Niamh Mulvey is a novelist and short story writer from Kilkenny. Her first book, a short story collection called Hearts and Bones: Love Songs for Late Youth was published in 2022 and was shortlisted for the John McGahern award. Rachel Cusk said of it: ‘her writing has the unassailable sanity peculiar to an authentic literary gift, and her themes of female being and becoming take on a new vigour and a new seriousness in the light of it.’ Her first novel, The Amendments, was published in April 2024. The Observer called it ‘a questing first novel of significant prowess.’ It was nominated for an An Post Irish Book Award. Niamh offers one-to-one coaching via niamhmulvey.com, teaches at festivals around the country and hosts an annual writing retreat.
Patrick O’Laoghaire is an Irish song-writer, composer, writer and performer. He has performed worldwide under the moniker I Have a Tribe, collaborating with acts such as Villagers, Clare Sands and Leslie Feist. O’Laoghaire has performed in Wembley Stadium, 3 Arena Dublin, (with Bon Iver), NCH, Vicar Street, CCI Paris, amongst others. His work has received critical acclaim, described as “deep, honest, generous and playful.” Fishamble Theatre Company have presented O’Laoghaire’s work elsewhere; his long poem/music composition “Change” inspired by the landscape of the west, was adapted for short-film starring Olwen Fouéré, Pat Kinevane and Mary Murray.

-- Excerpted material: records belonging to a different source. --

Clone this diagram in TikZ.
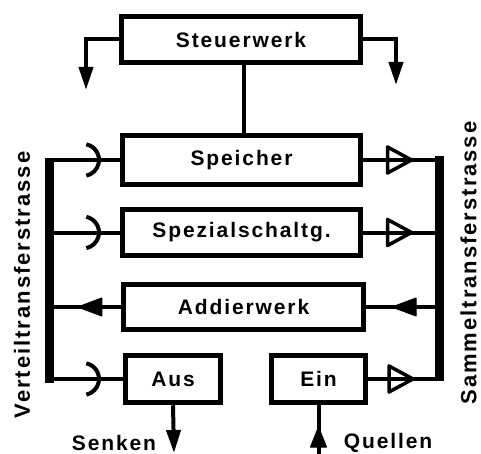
\documentclass[tikz,border=0pt]{standalone}
\usepackage{fontspec}
\setmainfont{Liberation Sans}[LetterSpace=9]
\usetikzlibrary{arrows.meta,decorations.markings}
\tikzset{
  box/.style={draw, line width=5.5pt, inner sep=0pt, font=\fontsize{21}{24}\selectfont\bfseries},
  lbl/.style={inner sep=0pt, font=\fontsize{21}{24}\selectfont\bfseries},
  side/.style={inner sep=0pt, font=\fontsize{22}{26}\selectfont\bfseries},
  link/.style={line width=4pt},
  bus/.style={line width=9pt},
  tri/.style={postaction={decorate}, decoration={markings, mark=at position #1 with {\draw[line width=3.5pt, line join=round] (-24pt,-13pt) -- (0pt,0pt) -- (-24pt,13pt) -- cycle;}}},
  farr/.style={postaction={decorate}, decoration={markings, mark=at position #1 with {\filldraw[line width=1pt, line join=round] (-24pt,-9pt) -- (0pt,0pt) -- (-24pt,9pt) -- cycle;}}},
  farrs/.style={postaction={decorate}, decoration={markings, mark=at position #1 with {\filldraw[line width=1pt, line join=round] (-20pt,-8pt) -- (0pt,0pt) -- (-20pt,8pt) -- cycle;}}},
  downarr/.style={-{Triangle[length=23pt, width=14pt]}},
}
\begin{document}
\begin{tikzpicture}[x=1pt, y=-1pt]
\useasboundingbox (0,0) rectangle (481,454);
% boxes
\node[box, minimum width=239pt, minimum height=46pt] (steuer) at (241,39.5) {Steuerwerk};
\node[box, minimum width=238pt, minimum height=49pt] (speicher) at (241.5,160) {Speicher};
\node[box, minimum width=238pt, minimum height=46pt] (spezial) at (241.5,232.5) {Spezialschaltg.};
\node[box, minimum width=240pt, minimum height=45pt] (addier) at (243.5,307) {Addierwerk};
\node[box, minimum width=95pt, minimum height=47pt] (aus) at (173,379) {Aus};
\node[box, minimum width=94pt, minimum height=47pt] (ein) at (318.5,379) {Ein};
% coordinates
\coordinate (sl) at (86,90);
\coordinate (sr) at (396,85);
\coordinate (vt) at (49,158);
\coordinate (vb) at (49,383);
\coordinate (st) at (439,156);
\coordinate (sb) at (439,381);
\coordinate (arcx) at (83,0);
\coordinate (senk) at (174,453);
\coordinate (qbot) at (318.5,457);
% Steuerwerk
\draw[link, downarr] (steuer.west) -| (sl);
\draw[link, downarr] (steuer.east) -| (sr);
\draw[link] ([xshift=3pt]steuer.south) -- ([xshift=2.5pt]speicher.north);
% buses
\draw[bus] (vt) -- (vb);
\draw[bus] (st) -- (sb);
% left side (Verteil)
\draw[link] (speicher.west -| vt) -- (speicher.west);
\draw[link] (spezial.west -| vt) -- (spezial.west);
\draw[link] (aus.west -| vt) -- (aus.west);
\foreach \n in {speicher, spezial, aus} {
  \draw[link] (\n.west -| arcx) ++(78:16pt) arc[start angle=78, end angle=-78, radius=16pt];
}
\draw[link, farr=43pt] (addier.west) -- (addier.west -| vt);
% right side (Sammel)
\draw[link, tri=-27.5pt] (speicher.east) -- (speicher.east -| st);
\draw[link, tri=-27.5pt] (spezial.east) -- (spezial.east -| st);
\draw[link, tri=-26pt] (ein.east) -- (ein.east -| st);
\draw[link, farr=47pt] (addier.east -| st) -- (addier.east);
% sinks and sources
\draw[link, downarr] (aus.south) -- (senk);
\draw[link, farrs=30pt] (qbot) -- (ein.south);
% labels
\node[lbl] (senken) at (114,443) {Senken};
\node[lbl] (quellen) at (388,443) {Quellen};
\node[side, rotate=90] (vts) at (22,285) {Verteiltransferstrasse};
\node[side, rotate=90] (sts) at (468.5,263) {Sammeltransferstrasse};
\end{tikzpicture}
\end{document}
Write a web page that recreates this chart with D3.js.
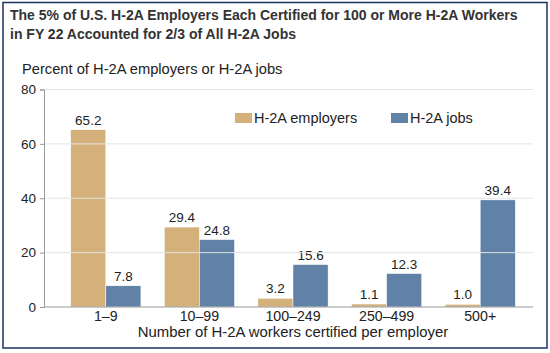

Fíona Scarlett is from Dublin but now living in Co. Kildare, with her husband and two children. Her debut novel Boys Don’t Cry was published by Faber & Faber in April 2021 and was an instant Irish Times Bestseller. It was shortlisted for Newcomer of the Year in the Irish Book Awards, and the Kate O’Brien first novel award. She was recently named as one of An Post Irish Book Awards ‘New Voices 20 Best New Irish Writers’ and her second novel May All Your Skies Be Blue was published in February of this year. She is currently adapting Boys Don’t Cry for screen as well as working on her third novel.